Hi @wallyqs - no, permanent streams with durable consumers. A couple of potentially interesting things appeared in our logs around this time too, Resetting WAL state
and Stream state too short (0 bytes)
:thinking:
A quick update for any future readers - we've narrowed the issue down somewhat and it appears to be related to the NATS disks being pulled at inappropriate times by the CSI plugin, leading to corruption and the log line during next startup:
Detected orphaned stream '[ACC] > [NAME]' will cleanup
, which ultimately causes that node to delete it's message storage on startup.

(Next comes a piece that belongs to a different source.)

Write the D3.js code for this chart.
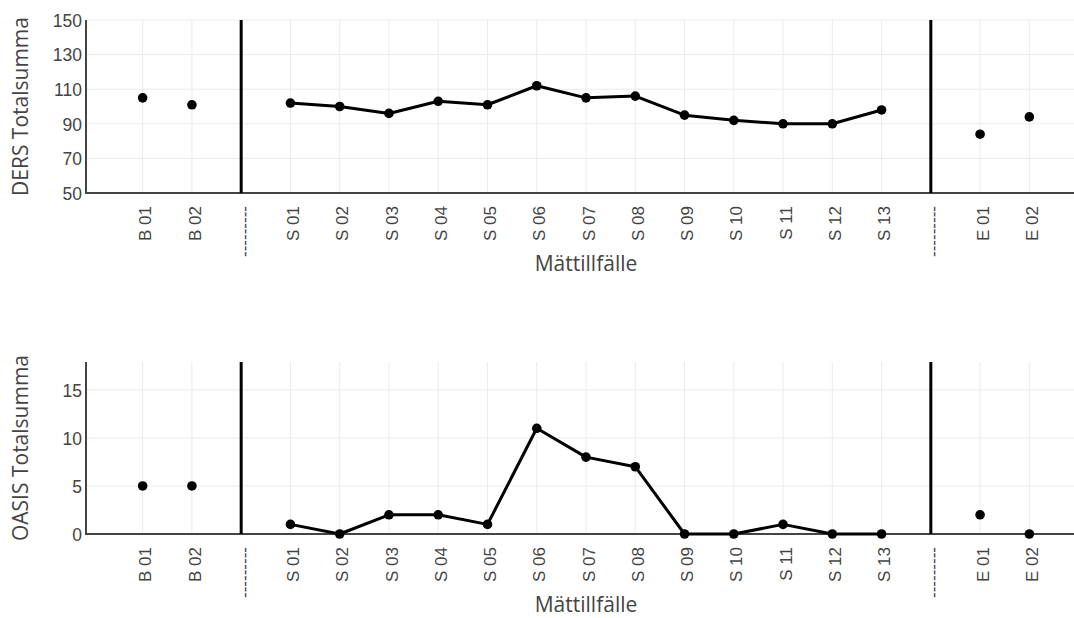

@wallyqs FYI it looks like one or more of the fixes in 2.10.10 has resolved our issue - I can no longer reproduce the deletion on startup issue, no orphaned stream logs and no propagation of that empty state to other nodes in the cluster :crossed_fingers:
@mpwalkerdine thanks for the update!
Looks like I spoke too soon - more testing shows that one of the nodes has lost its state on disk, and if it becomes a cluster leader that stream reports 0 messages. The files on disk are indeed empty:
-rw-r----- 1 root root 0 Feb 7 09:33 1.blk
-rw------- 1 root root 34 Feb 7 11:53 index.db
Information for Stream REDACTED created 2024-02-06 17:41:58
Description: REDACTED
Subjects: REDACTED.>
Replicas: 3
Storage: File
Options:
Retention: Limits
Acknowledgements: true
Discard Policy: Old
Duplicate Window: 2h0m0s
Allows Msg Delete: true
Allows Purge: true
Allows Rollups: false
Limits:
Maximum Messages: unlimited
Maximum Per Subject: unlimited
Maximum Bytes: 9.3 GiB
Maximum Age: unlimited
Maximum Message Size: unlimited
Maximum Consumers: unlimited
Cluster Information:
Name: nats
Leader: nats-node-2
Replica: nats-node-0, current, seen 0.53s ago
Replica: nats-node-1, current, seen 0.53s ago
State:
Messages: 0
Bytes: 0 B
FirstSeq: 6,915
LastSeq: 6,914
Active Consumers: 362
For me, the issue seems to be solved with the latest version 2.10.11. We are not able to reproduce it anymore, so it could be closed
@mpwalkerdine Could you let us know if 2.10.11 fixed it for you too?
@mpwalkerdine Could you let us know if 2.10.11 fixed it for you too?
I'll retest against 2.10.11 and report back. Our issue seems to be caused by some pretty unreasonable behaviour in our CSI disk management, so it is perhaps not unexpected for NATS to take issue with that. I did expect the faulty node to recover from the rest of the cluster though.
@Jarema the behaviour has changed, although there still seems to be a discrepancy between nodes when they come back up:
Healthy node as leader:
State:
Messages: 789
Bytes: 5.0 MiB
FirstSeq: 1 @ 2024-02-21T13:29:29 UTC
LastSeq: 789 @ 2024-02-21T13:43:32 UTC
Active Consumers: 321
Number of Subjects: 95
Faulty node as leader:
State:
Messages: 543
Bytes: 2.4 MiB
FirstSeq: 247 @ 2024-02-21T13:42:58 UTC
LastSeq: 789 @ 2024-02-21T13:43:32 UTC
Active Consumers: 321
Number of Subjects: 3
So they're no longer losing all their state, just some of it.
Pertinent logs appear to be:
-
[warn] Detected orphaned stream '$G > REDACTED', will cleanup
-
[warn] Advisory could not be sent for account "$G": system account not setup
Another quick update - we've been running 2.10.11 in production for a week or so now and although it appears the state is no longer lost completely, it does still break the ability to publish messages when they're sent to a node with bad state. Our workaround for this is to scale down to a healthy node and up again and recreate all the consumers (we've got separate idempotency protection).